EXERCISE DIRECTIONS
Your copy of the material must match it exactly, except that pictures are dropped.

RECORDED DATA
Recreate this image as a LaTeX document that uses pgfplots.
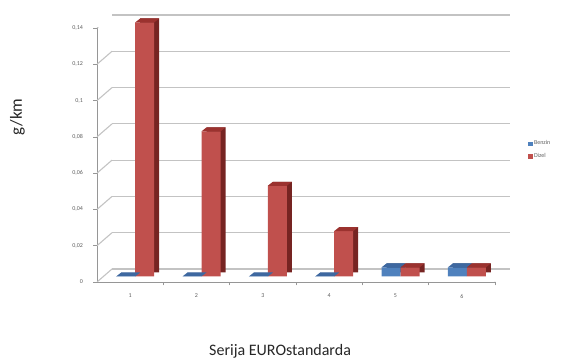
\documentclass[border=0pt]{standalone}
\usepackage{fontspec}
\setmainfont{Carlito}
\usepackage{pgfplots}
\pgfplotsset{compat=1.18}
\usepackage{pgfplotstable}

\definecolor{gridgray}{RGB}{195,195,195}
\definecolor{axisgray}{RGB}{150,150,150}
\definecolor{ticktext}{RGB}{95,95,95}
\definecolor{bfront}{RGB}{79,129,189}
\definecolor{btop}{RGB}{62,104,160}
\definecolor{bside}{RGB}{38,70,115}
\definecolor{dfront}{RGB}{192,80,77}
\definecolor{dtop}{RGB}{155,50,47}
\definecolor{dside}{RGB}{118,36,34}

% top faces of the boxes: parallelograms left and right of the category centre
\pgfdeclareplotmark{topleft}{%
  \pgfpathmoveto{\pgfqpoint{-19pt}{0pt}}%
  \pgfpathlineto{\pgfqpoint{0pt}{0pt}}%
  \pgfpathlineto{\pgfqpoint{5pt}{4pt}}%
  \pgfpathlineto{\pgfqpoint{-14pt}{4pt}}%
  \pgfpathclose\pgfusepathqfill}
\pgfdeclareplotmark{topright}{%
  \pgfpathmoveto{\pgfqpoint{0pt}{0pt}}%
  \pgfpathlineto{\pgfqpoint{19pt}{0pt}}%
  \pgfpathlineto{\pgfqpoint{24pt}{4pt}}%
  \pgfpathlineto{\pgfqpoint{5pt}{4pt}}%
  \pgfpathclose\pgfusepathqfill}

% PM emission limits per EURO standard (g/km)
\pgfplotstableread{
x benzin dizel
1 0     0.14
2 0     0.08
3 0     0.05
4 0     0.025
5 0.005 0.005
6 0.005 0.005
}\euro

\pgfplotsset{
  common/.style={
    scale only axis, width=398pt, height=254pt,
    xmin=0.5, xmax=6.5, ymin=0, ymax=0.14,
    anchor=south west,
  },
}

\begin{document}
\begin{tikzpicture}[x=1pt,y=1pt]
\useasboundingbox (0,0) rectangle (563,361);

% back wall with the horizontal grid
\begin{axis}[common, at={(112pt,92pt)},
  axis line style={draw=none},
  xtick=\empty,
  ytick={0,0.02,0.04,0.06,0.08,0.1,0.12,0.14},
  yticklabels={},
  major tick length=0pt,
  ymajorgrids, grid style={gridgray, line width=1.1pt},
]
\end{axis}

% bars, set halfway into the depth of the floor
\begin{axis}[common, at={(102pt,84.5pt)}, hide axis, bar width=19pt, clip=false]
\addplot[ybar, bar shift=-9.5pt, fill=bside, draw=none, xshift=5pt, yshift=4pt] table[x=x,y=benzin] {\euro};
\addplot[ybar, bar shift=-9.5pt, fill=bfront, draw=none] table[x=x,y=benzin] {\euro};
\addplot[only marks, mark=topleft, mark options={fill=btop, draw=none}] table[x=x,y=benzin] {\euro};
\addplot[ybar, bar shift=9.5pt, fill=dside, draw=none, xshift=5pt, yshift=4pt] table[x=x,y=dizel] {\euro};
\addplot[ybar, bar shift=9.5pt, fill=dfront, draw=none] table[x=x,y=dizel] {\euro};
\addplot[only marks, mark=topright, mark options={fill=dtop, draw=none}] table[x=x,y=dizel] {\euro};
\end{axis}

% front edges, ticks, labels and legend
\begin{axis}[common, at={(97pt,79pt)},
  axis x line*=bottom, axis y line*=left,
  axis line style={draw=axisgray, line width=0.8pt},
  tick style={draw=axisgray, line width=0.7pt},
  tick align=outside,
  xtick={1,2,3,4,5,6},
  major x tick style={draw=none},
  minor xtick={1.5,2.5,3.5,4.5,5.5,6.5},
  minor tick length=3.5pt,
  ytick={0,0.02,0.04,0.06,0.08,0.1,0.12,0.14},
  major tick length=3.5pt,
  /pgf/number format/.cd, use comma, fixed, assume math mode=true,
  /pgfplots/.cd,
  ticklabel style={font=\fontsize{6}{7}\selectfont, text=ticktext},
  yticklabel style={xshift=-7pt},
  xticklabel style={yshift=-5pt},
  ylabel={g/km},
  ylabel style={at={(axis description cs:-0.2,0.65)}, anchor=center,
    font=\fontsize{17}{19}\selectfont, text=black!85},
  xlabel={Serija EUROstandarda},
  xlabel style={at={(axis description cs:0.46,-0.272)}, anchor=center,
    font=\fontsize{16}{18}\selectfont, text=black!85},
  legend style={at={(axis description cs:1.08,0.52)}, anchor=west,
    draw=none, fill=none, font=\fontsize{6}{7}\selectfont,
    text=ticktext, inner sep=1pt, row sep=3pt,
    cells={anchor=west}},
  legend image code/.code={\fill[#1] (0pt,-1.8pt) rectangle (3.6pt,1.8pt);},
]
\addlegendimage{bfront}
\addlegendentry{Benzin}
\addlegendimage{dfront}
\addlegendentry{Dizel}
% depth edges joining the front to the back wall
\pgfplotsinvokeforeach{0,0.02,0.04,0.06,0.08,0.1,0.12,0.14}{
  \draw[gridgray, line width=1.1pt] (axis cs:0.5,#1) -- ++(15pt,13pt);
}
\draw[gridgray, line width=1.1pt] (axis cs:6.5,0) -- ++(15pt,13pt);
\end{axis}
\end{tikzpicture}
\end{document}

CORRECT RESULT
Recreate this image as a LaTeX document that uses pgfplots.
\documentclass[border=0pt]{standalone}
\usepackage{fontspec}
\setmainfont{Carlito}
\usepackage{pgfplots}
\pgfplotsset{compat=1.18}
\usepackage{pgfplotstable}

\definecolor{gridgray}{RGB}{195,195,195}
\definecolor{axisgray}{RGB}{150,150,150}
\definecolor{ticktext}{RGB}{95,95,95}
\definecolor{bfront}{RGB}{79,129,189}
\definecolor{btop}{RGB}{62,104,160}
\definecolor{bside}{RGB}{38,70,115}
\definecolor{dfront}{RGB}{192,80,77}
\definecolor{dtop}{RGB}{155,50,47}
\definecolor{dside}{RGB}{118,36,34}

% top faces of the boxes: parallelograms left and right of the category centre
\pgfdeclareplotmark{topleft}{%
  \pgfpathmoveto{\pgfqpoint{-19pt}{0pt}}%
  \pgfpathlineto{\pgfqpoint{0pt}{0pt}}%
  \pgfpathlineto{\pgfqpoint{5pt}{4pt}}%
  \pgfpathlineto{\pgfqpoint{-14pt}{4pt}}%
  \pgfpathclose\pgfusepathqfill}
\pgfdeclareplotmark{topright}{%
  \pgfpathmoveto{\pgfqpoint{0pt}{0pt}}%
  \pgfpathlineto{\pgfqpoint{19pt}{0pt}}%
  \pgfpathlineto{\pgfqpoint{24pt}{4pt}}%
  \pgfpathlineto{\pgfqpoint{5pt}{4pt}}%
  \pgfpathclose\pgfusepathqfill}

% PM emission limits per EURO standard (g/km)
\pgfplotstableread{
x benzin dizel
1 0     0.14
2 0     0.08
3 0     0.05
4 0     0.025
5 0.005 0.005
6 0.005 0.005
}\euro

\pgfplotsset{
  common/.style={
    scale only axis, width=398pt, height=254pt,
    xmin=0.5, xmax=6.5, ymin=0, ymax=0.14,
    anchor=south west,
  },
}

\begin{document}
\begin{tikzpicture}[x=1pt,y=1pt]
\useasboundingbox (0,0) rectangle (563,361);

% back wall with the horizontal grid
\begin{axis}[common, at={(112pt,92pt)},
  axis line style={draw=none},
  xtick=\empty,
  ytick={0,0.02,0.04,0.06,0.08,0.1,0.12,0.14},
  yticklabels={},
  major tick length=0pt,
  ymajorgrids, grid style={gridgray, line width=1.1pt},
]
\end{axis}

% bars, set halfway into the depth of the floor
\begin{axis}[common, at={(102pt,84.5pt)}, hide axis, bar width=19pt, clip=false]
\addplot[ybar, bar shift=-9.5pt, fill=bside, draw=none, xshift=5pt, yshift=4pt] table[x=x,y=benzin] {\euro};
\addplot[ybar, bar shift=-9.5pt, fill=bfront, draw=none] table[x=x,y=benzin] {\euro};
\addplot[only marks, mark=topleft, mark options={fill=btop, draw=none}] table[x=x,y=benzin] {\euro};
\addplot[ybar, bar shift=9.5pt, fill=dside, draw=none, xshift=5pt, yshift=4pt] table[x=x,y=dizel] {\euro};
\addplot[ybar, bar shift=9.5pt, fill=dfront, draw=none] table[x=x,y=dizel] {\euro};
\addplot[only marks, mark=topright, mark options={fill=dtop, draw=none}] table[x=x,y=dizel] {\euro};
\end{axis}

% front edges, ticks, labels and legend
\begin{axis}[common, at={(97pt,79pt)},
  axis x line*=bottom, axis y line*=left,
  axis line style={draw=axisgray, line width=0.8pt},
  tick style={draw=axisgray, line width=0.7pt},
  tick align=outside,
  xtick={1,2,3,4,5,6},
  major x tick style={draw=none},
  minor xtick={1.5,2.5,3.5,4.5,5.5,6.5},
  minor tick length=3.5pt,
  ytick={0,0.02,0.04,0.06,0.08,0.1,0.12,0.14},
  major tick length=3.5pt,
  /pgf/number format/.cd, use comma, fixed, assume math mode=true,
  /pgfplots/.cd,
  ticklabel style={font=\fontsize{6}{7}\selectfont, text=ticktext},
  yticklabel style={xshift=-7pt},
  xticklabel style={yshift=-5pt},
  ylabel={g/km},
  ylabel style={at={(axis description cs:-0.2,0.65)}, anchor=center,
    font=\fontsize{17}{19}\selectfont, text=black!85},
  xlabel={Serija EUROstandarda},
  xlabel style={at={(axis description cs:0.46,-0.272)}, anchor=center,
    font=\fontsize{16}{18}\selectfont, text=black!85},
  legend style={at={(axis description cs:1.08,0.52)}, anchor=west,
    draw=none, fill=none, font=\fontsize{6}{7}\selectfont,
    text=ticktext, inner sep=1pt, row sep=3pt,
    cells={anchor=west}},
  legend image code/.code={\fill[#1] (0pt,-1.8pt) rectangle (3.6pt,1.8pt);},
]
\addlegendimage{bfront}
\addlegendentry{Benzin}
\addlegendimage{dfront}
\addlegendentry{Dizel}
% depth edges joining the front to the back wall
\pgfplotsinvokeforeach{0,0.02,0.04,0.06,0.08,0.1,0.12,0.14}{
  \draw[gridgray, line width=1.1pt] (axis cs:0.5,#1) -- ++(15pt,13pt);
}
\draw[gridgray, line width=1.1pt] (axis cs:6.5,0) -- ++(15pt,13pt);
\end{axis}
\end{tikzpicture}
\end{document}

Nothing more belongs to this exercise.